Lunch Ladies
Parents can finally see what their kids really ate for lunch through the Loudoun County School Nutrition Services Instagram account. Plus, scroll through pictures of the salad bar and the lunch ladies who serve it all.
Trade You
Loudoun County Department of Economic Development and Dr. Becky Domokos-Bays, supervisor of school nutrition services for Loudoun County Public Schools, distributed baseball-style trading cards starring the county’s farmers to over 50 elementary schools last year as part of the USDA-funded Farm to School pilot program promoting locally grown fruits and vegetables on school cafeteria menus. There will be another batch in the spring.
The Bar is Open
With recipe contests, taste receptor workshops and sports nutrition education, Real Food For Kids promotes healthy eating in school settings with chapters in Alexandria, Fairfax and Loudoun. At the end of the last school year, RFFK opened its first seasonally rotating salad bar at Vienna Elementary School with 15 opening this fall in Fairfax alone.
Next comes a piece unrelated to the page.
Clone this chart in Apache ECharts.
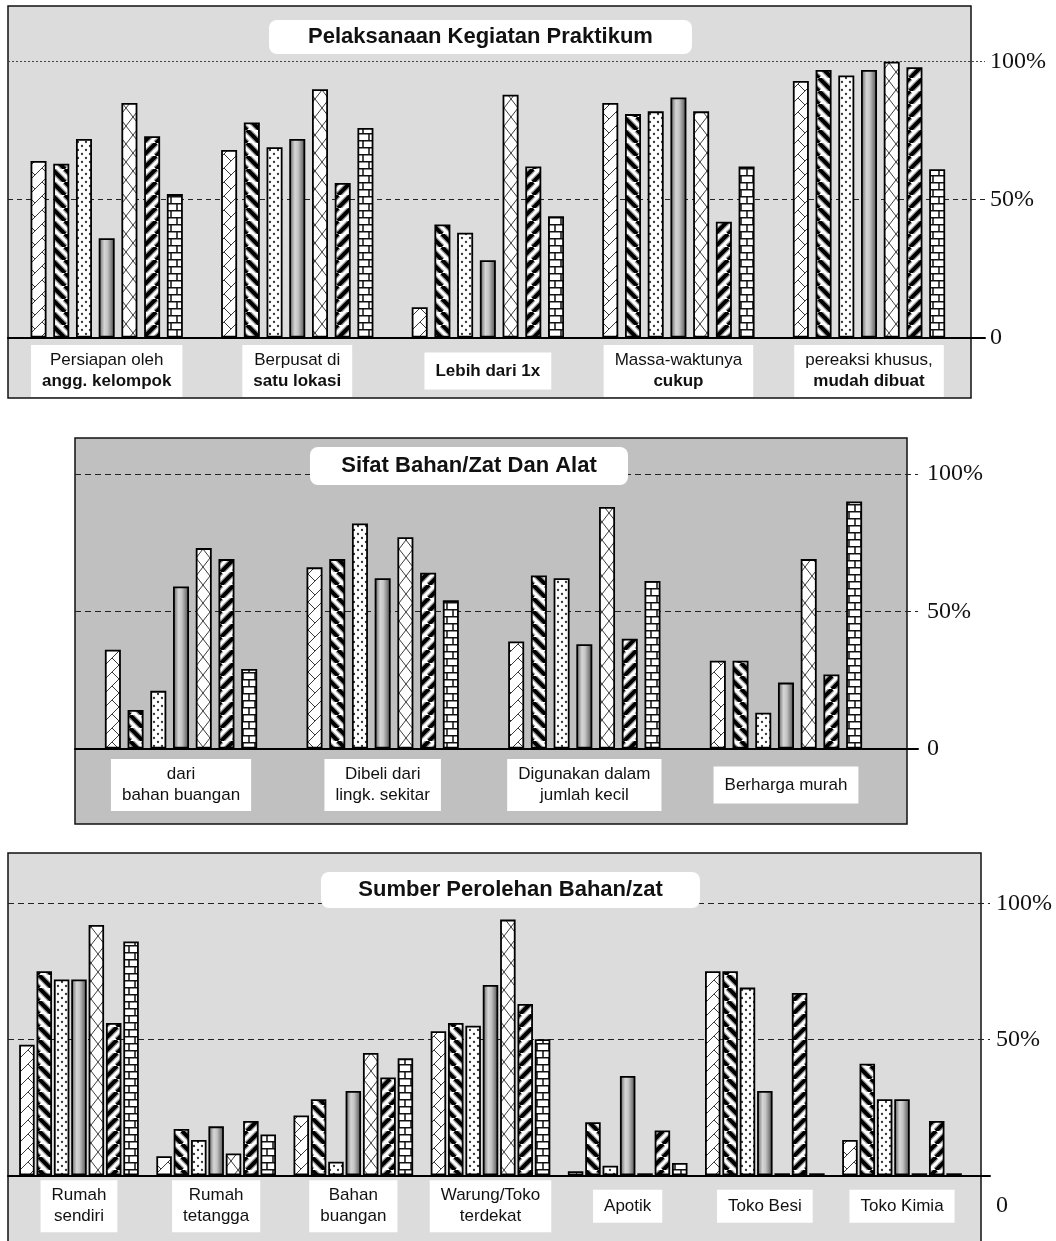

By 2020 all 120 elementary schools will have this style salad bar.
Mix and Match
When students can pick their own combinations in amounts they prefer, says Amy Maclosky, the director of food and nutrition services for Arlington schools, they’ll end up selecting both fruits and vegetables from the lunch line. Maclosky found an uptick in takers during the pilot program, and this year the a la carte option (not portion-controlled) will be available at all schools. Baby carrots and mandarin oranges were favorites.
Farm School
Ashburn’s Willowsford, a community with its own farm and culinary professionals, trained kitchen staff from Fairfax and Loudoun schools last month through its new Chef’s Academy. This is part of an ongoing program to encourage the use of local ingredients and scratch-kitchen methods in cafeterias.